PROBLEM →
Pull out exactly the lines from the line containing "Write a Python" to the line containing "import plotly.graph_objects as go", both lines included, with pictures removed from the copy.

INFORMATION GIVEN →
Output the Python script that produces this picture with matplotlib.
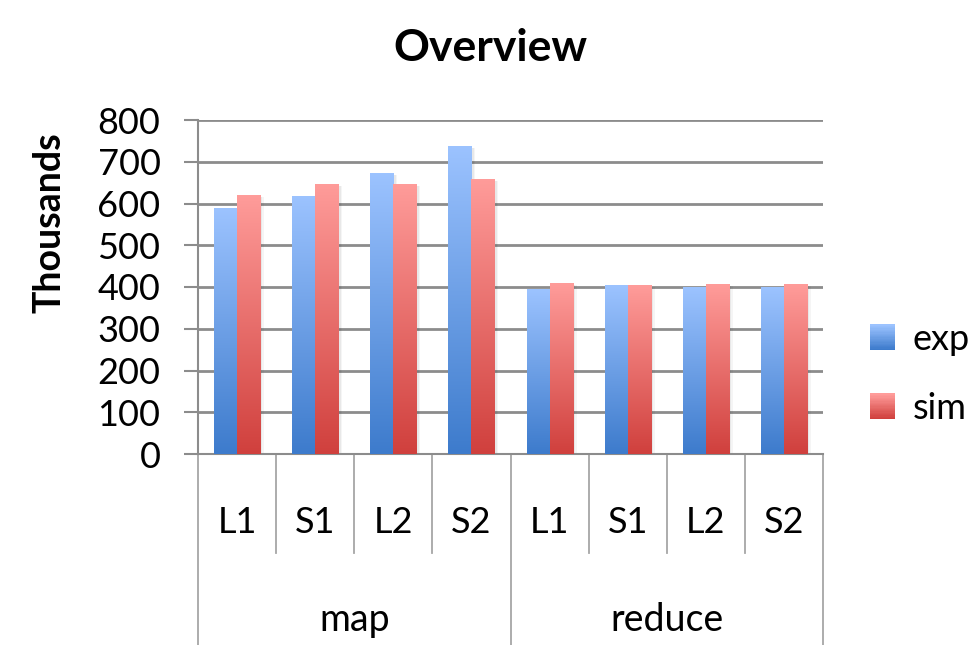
import numpy as np
import matplotlib
matplotlib.use("Agg")
import matplotlib.pyplot as plt
from matplotlib.colors import LinearSegmentedColormap
from matplotlib.patches import Rectangle
from matplotlib.legend_handler import HandlerBase
from matplotlib.transforms import blended_transform_factory

plt.rcParams['font.family'] = ['Lato', 'DejaVu Sans']

# values in thousands
groups = ["map", "reduce"]
runs = ["L1", "S1", "L2", "S2"]
exp_vals = [589, 618, 673, 738, 395, 404, 400, 400]
sim_vals = [620, 647, 647, 659, 409, 404, 407, 407]
y_ticks = [0, 100, 200, 300, 400, 500, 600, 700, 800]

exp_cmap = LinearSegmentedColormap.from_list("exp", ["#3d7bcc", "#9cc3ff"])
sim_cmap = LinearSegmentedColormap.from_list("sim", ["#d0403d", "#ff9c9a"])
grid_gray = "#8c8c8c"


class GradientHandler(HandlerBase):
    def __init__(self, cmap):
        super().__init__()
        self.cmap = cmap

    def create_artists(self, legend, orig_handle, xdescent, ydescent,
                       width, height, fontsize, trans):
        n = 20
        side = height * 1.0
        x0 = -xdescent + (width - side) / 2
        y0 = -ydescent + (height - side) / 2
        arts = []
        for i in range(n):
            r = Rectangle((x0, y0 + side * i / n), side, side / n + 0.3,
                          facecolor=self.cmap(i / (n - 1)), edgecolor="none",
                          transform=trans)
            arts.append(r)
        return arts


fig = plt.figure(figsize=(9.69, 6.45), dpi=100)
ax = fig.add_axes([198 / 969, 1 - 454 / 645, 625 / 969, 334 / 645])

n = len(exp_vals)
x = np.arange(n)
w = 0.295

grad = np.linspace(0, 1, 256).reshape(-1, 1)
handles = []
for offset, vals, cmap, name in [(-w / 2, exp_vals, exp_cmap, "exp"),
                                 (w / 2, sim_vals, sim_cmap, "sim")]:
    # soft drop shadow
    for k, a in [(0.05, 0.04), (0.03, 0.05)]:
        ax.bar(x + offset + k, vals, w, bottom=-5, color="#000000",
               alpha=a, zorder=2, linewidth=0)
    bars = ax.bar(x + offset, vals, w, color="none", linewidth=0,
                  zorder=3, label=name)
    for b in bars:
        x0, h = b.get_x(), b.get_height()
        im = ax.imshow(grad, extent=[x0, x0 + b.get_width(), 0, h],
                       origin="lower", aspect="auto", cmap=cmap, zorder=3)
        im.set_clip_path(b)
    handles.append(bars)

ax.set_xlim(-0.5, n - 0.5)
ax.set_ylim(0, 800)
ax.set_aspect("auto")

ax.set_yticks(y_ticks)
ax.yaxis.grid(True, color=grid_gray, linewidth=2)
ax.set_axisbelow(True)
ax.tick_params(axis="y", length=10, width=1.5, color=grid_gray,
               labelsize=26, pad=17)
ax.set_xticks([])
for side in ["top", "right"]:
    ax.spines[side].set_visible(False)
for side in ["left", "bottom"]:
    ax.spines[side].set_color(grid_gray)
    ax.spines[side].set_linewidth(1.5)

# two-level category axis
trans = blended_transform_factory(ax.transData, ax.transAxes)
per_group = len(runs)
for i in range(n + 1):
    xb = i - 0.5
    bottom = -0.572 if i % per_group == 0 else -0.296
    ax.plot([xb, xb], [0, bottom], color="#a6a6a6", linewidth=1.3,
            transform=trans, clip_on=False)
for i in range(n):
    ax.text(i, -0.204, runs[i % per_group], transform=trans, ha="center",
            va="center", fontsize=26)
for g, name in enumerate(groups):
    xc = g * per_group + (per_group - 1) / 2
    ax.text(xc, -0.497, name, transform=trans, ha="center", va="center",
            fontsize=27)

fig.text(50 / 969, 1 - 223 / 645, "Thousands", rotation=90, ha="center",
         va="center", fontsize=27, fontweight="bold")
fig.text(490 / 969, 1 - 48 / 645, "Overview", ha="center", va="center",
         fontsize=32, fontweight="bold")

ax.legend(handles=handles, labels=["exp", "sim"], loc="center left",
          bbox_to_anchor=(869 / 969, 1 - 374 / 645),
          bbox_transform=fig.transFigure, frameon=False, fontsize=26,
          borderaxespad=0, borderpad=0,
          handlelength=0.75, handletextpad=0.45, labelspacing=1.0,
          handler_map={handles[0]: GradientHandler(exp_cmap),
                       handles[1]: GradientHandler(sim_cmap)})

fig.savefig("out.png", dpi=100)
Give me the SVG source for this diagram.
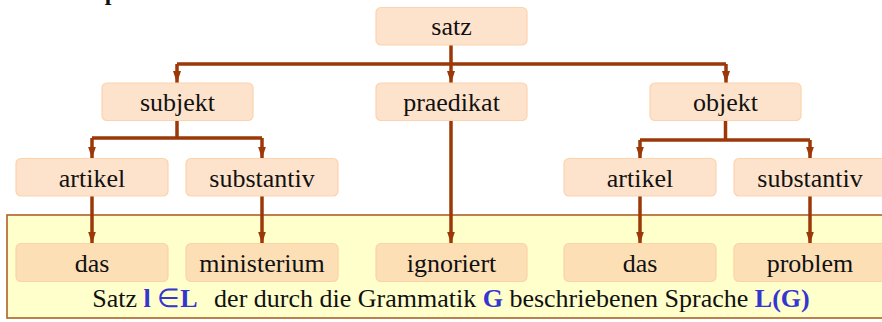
<svg xmlns="http://www.w3.org/2000/svg" width="882" height="322" viewBox="0 0 882 322">
  <defs>
    <marker id="arrow" viewBox="0 0 12 8" refX="12" refY="4" markerWidth="12" markerHeight="8" markerUnits="userSpaceOnUse" orient="auto">
      <path d="M0,0 L12,4 L0,8 Z" fill="#9c3808"/>
    </marker>
  </defs>
  <style>
    .node rect { fill: #fee3cc; stroke: #fcd3ac; stroke-width: 1.2; }
    .leaf rect { fill: #fddfb6; stroke: #fbd3a6; stroke-width: 1.2; }
    text { font-family: "Liberation Serif", "Times New Roman", serif; font-size: 26px; fill: #111; }
    .node text, .leaf text { text-anchor: middle; }
    .edge { fill: none; stroke: #9c3808; stroke-width: 3.5; }
    .blue { fill: #3535d0; font-weight: bold; }
  </style>

  <!-- heading, mostly above the visible area -->
  <text x="20" y="0" style="font-weight:bold;font-size:24px">Ein Beispiel</text>

  <!-- panel holding the terminal words -->
  <rect x="7" y="215" width="890" height="103" fill="#ffffcc" stroke="#b0602a" stroke-width="1.6"/>

  <g id="connectors">
    <path class="edge" d="M451,45 V64 M177,64 H726"/>
    <path class="edge" d="M177,64 V83" marker-end="url(#arrow)"/>
    <path class="edge" d="M451,64 V83" marker-end="url(#arrow)"/>
    <path class="edge" d="M726,64 V83" marker-end="url(#arrow)"/>
    <path class="edge" d="M177,120 V138 M92,138 H262"/>
    <path class="edge" d="M92,138 V158.5" marker-end="url(#arrow)"/>
    <path class="edge" d="M262,138 V158.5" marker-end="url(#arrow)"/>
    <path class="edge" d="M725.5,121 V140 M640,140 H810"/>
    <path class="edge" d="M640,140 V158.5" marker-end="url(#arrow)"/>
    <path class="edge" d="M810,140 V158.5" marker-end="url(#arrow)"/>
    <path class="edge" d="M92,196 V243.5" marker-end="url(#arrow)"/>
    <path class="edge" d="M262,196 V243.5" marker-end="url(#arrow)"/>
    <path class="edge" d="M451,120 V243.5" marker-end="url(#arrow)"/>
    <path class="edge" d="M640,196 V243.5" marker-end="url(#arrow)"/>
    <path class="edge" d="M810,196 V243.5" marker-end="url(#arrow)"/>
  </g>

  <g id="satz" class="node"><rect x="376" y="7.5" width="151" height="37.5" rx="5"/><text x="451.5" y="35">satz</text></g>
  <g id="subjekt" class="node"><rect x="102" y="83" width="151" height="37.5" rx="5"/><text x="177.5" y="111">subjekt</text></g>
  <g id="praedikat" class="node"><rect x="376" y="83" width="151" height="37.5" rx="5"/><text x="451.5" y="111">praedikat</text></g>
  <g id="objekt" class="node"><rect x="650" y="83" width="151" height="37.5" rx="5"/><text x="725.5" y="111">objekt</text></g>

  <g id="artikel1" class="node"><rect x="16" y="158.5" width="152" height="37.5" rx="5"/><text x="92" y="186.5">artikel</text></g>
  <g id="substantiv1" class="node"><rect x="186" y="158.5" width="152" height="37.5" rx="5"/><text x="262" y="186.5">substantiv</text></g>
  <g id="artikel2" class="node"><rect x="564" y="158.5" width="152" height="37.5" rx="5"/><text x="640" y="186.5">artikel</text></g>
  <g id="substantiv2" class="node"><rect x="734" y="158.5" width="152" height="37.5" rx="5"/><text x="810" y="186.5">substantiv</text></g>

  <g id="das1" class="leaf"><rect x="16" y="243.5" width="152" height="38" rx="5"/><text x="92" y="271.5">das</text></g>
  <g id="ministerium" class="leaf"><rect x="186" y="243.5" width="152" height="38" rx="5"/><text x="262" y="271.5">ministerium</text></g>
  <g id="ignoriert" class="leaf"><rect x="376" y="243.5" width="151" height="38" rx="5"/><text x="451.5" y="271.5">ignoriert</text></g>
  <g id="das2" class="leaf"><rect x="564" y="243.5" width="152" height="38" rx="5"/><text x="640" y="271.5">das</text></g>
  <g id="problem" class="leaf"><rect x="734" y="243.5" width="152" height="38" rx="5"/><text x="810" y="271.5">problem</text></g>

  <text x="451" y="307" text-anchor="middle">Satz <tspan class="blue">l</tspan> <tspan class="blue" style="font-weight:normal">∈</tspan><tspan class="blue">L</tspan><tspan dx="10"> der durch die Grammatik </tspan><tspan class="blue">G</tspan> beschriebenen Sprache <tspan class="blue">L(G)</tspan></text>
</svg>
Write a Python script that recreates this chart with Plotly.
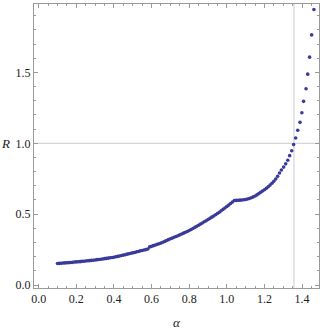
import plotly.graph_objects as go

# alpha values (x) and R values (y)
alpha = [
    0.10, 0.11, 0.12, 0.13, 0.14, 0.15, 0.16, 0.17, 0.18, 0.19,
    0.20, 0.21, 0.22, 0.23, 0.24, 0.25, 0.26, 0.27, 0.28, 0.29,
    0.30, 0.31, 0.32, 0.33, 0.34, 0.35, 0.36, 0.37, 0.38, 0.39,
    0.40, 0.41, 0.42, 0.43, 0.44, 0.45, 0.46, 0.47, 0.48, 0.49,
    0.50, 0.51, 0.52, 0.53, 0.54, 0.55, 0.56, 0.57, 0.58, 0.59,
    0.60, 0.61, 0.62, 0.63, 0.64, 0.65, 0.66, 0.67, 0.68, 0.69,
    0.70, 0.71, 0.72, 0.73, 0.74, 0.75, 0.76, 0.77, 0.78, 0.79,
    0.80, 0.81, 0.82, 0.83, 0.84, 0.85, 0.86, 0.87, 0.88, 0.89,
    0.90, 0.91, 0.92, 0.93, 0.94, 0.95, 0.96, 0.97, 0.98, 0.99,
    1.00, 1.01, 1.02, 1.03, 1.04, 1.05, 1.06, 1.07, 1.08, 1.09,
    1.10, 1.11, 1.12, 1.13, 1.14, 1.15, 1.16, 1.17, 1.18, 1.19,
    1.20, 1.21, 1.22, 1.23, 1.24, 1.25, 1.26, 1.27, 1.28, 1.29,
    1.302, 1.313, 1.324, 1.334, 1.345, 1.355, 1.366, 1.377, 1.389, 1.399,
    1.408, 1.421, 1.430, 1.440, 1.451, 1.463,
]
R = [
    0.152, 0.153, 0.154, 0.155, 0.156, 0.157, 0.158, 0.159, 0.160, 0.162,
    0.163, 0.164, 0.165, 0.167, 0.168, 0.169, 0.171, 0.172, 0.174, 0.175,
    0.177, 0.179, 0.180, 0.182, 0.184, 0.186, 0.188, 0.190, 0.192, 0.194,
    0.196, 0.199, 0.202, 0.205, 0.208, 0.211, 0.214, 0.218, 0.221, 0.224,
    0.227, 0.230, 0.234, 0.237, 0.241, 0.244, 0.247, 0.250, 0.254, 0.269,
    0.273, 0.278, 0.282, 0.287, 0.291, 0.296, 0.302, 0.308, 0.314, 0.320,
    0.326, 0.331, 0.337, 0.342, 0.348, 0.354, 0.360, 0.366, 0.372, 0.378,
    0.385, 0.392, 0.399, 0.407, 0.414, 0.422, 0.430, 0.438, 0.446, 0.454,
    0.462, 0.470, 0.479, 0.487, 0.496, 0.505, 0.514, 0.524, 0.534, 0.544,
    0.554, 0.564, 0.575, 0.586, 0.596, 0.597, 0.598, 0.599, 0.600, 0.602,
    0.604, 0.607, 0.611, 0.616, 0.622, 0.628, 0.636, 0.645, 0.654, 0.663,
    0.672, 0.682, 0.693, 0.705, 0.718, 0.732, 0.748, 0.767, 0.790, 0.812,
    0.832, 0.855, 0.880, 0.913, 0.947, 0.991, 1.037, 1.092, 1.148, 1.216,
    1.296, 1.385, 1.488, 1.608, 1.765, 1.944,
]

# reference grid lines
grid_x = 1.357
grid_y = 1.0

frame = "#9a9a9a"
textcol = "#222222"
serif = "Liberation Serif, Times New Roman, serif"

fig = go.Figure()
fig.add_trace(
    go.Scatter(
        x=alpha,
        y=R,
        mode="markers",
        marker=dict(color="#3a3a9c", size=3.6, line=dict(width=0)),
        hoverinfo="x+y",
    )
)

fig.add_vline(x=grid_x, line=dict(color="#cccccc", width=1), layer="below")
fig.add_hline(y=grid_y, line=dict(color="#cccccc", width=1), layer="below")

axis_common = dict(
    showline=True,
    linecolor=frame,
    linewidth=1,
    mirror="allticks",
    ticks="inside",
    ticklen=4,
    tickcolor=frame,
    showgrid=False,
    zeroline=False,
    tickfont=dict(family=serif, size=12, color=textcol),
    tickformat=".1f",
    tick0=0,
)

fig.update_xaxes(
    range=[-0.025, 1.49],
    dtick=0.2,
    minor=dict(ticks="inside", dtick=0.05, ticklen=2, tickcolor=frame, showgrid=False),
    **axis_common,
)
fig.update_yaxes(
    range=[-0.021, 1.983],
    dtick=0.5,
    minor=dict(ticks="inside", dtick=0.1, ticklen=2, tickcolor=frame, showgrid=False),
    **axis_common,
)

# axis labels, Mathematica style: alpha below, R to the left at mid height
fig.add_annotation(text="<i>α</i>", xref="paper", x=0.5, yref="paper", y=-0.12,
                   yanchor="middle", showarrow=False,
                   font=dict(family=serif, size=13, color=textcol))
fig.add_annotation(text="<i>R</i>", xref="paper", x=-0.1, yref="y", y=grid_y,
                   xanchor="center", showarrow=False,
                   font=dict(family=serif, size=13, color=textcol))

fig.update_layout(
    width=320,
    height=331,
    margin=dict(l=34, r=1, t=4, b=43),
    paper_bgcolor="white",
    plot_bgcolor="white",
    showlegend=False,
)

fig.write_html(
    "out.html",
    config={"displayModeBar": False},
    post_script="document.body.style.margin='0';",
)
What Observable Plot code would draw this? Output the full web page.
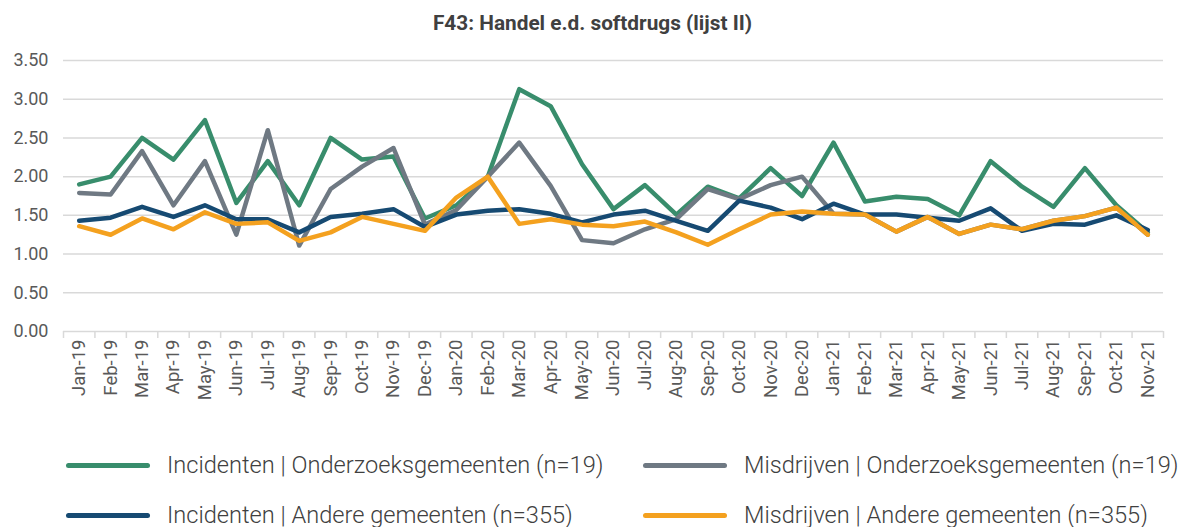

ANSWER →
Write a Python script that recreates this chart with Plotly.
import plotly.graph_objects as go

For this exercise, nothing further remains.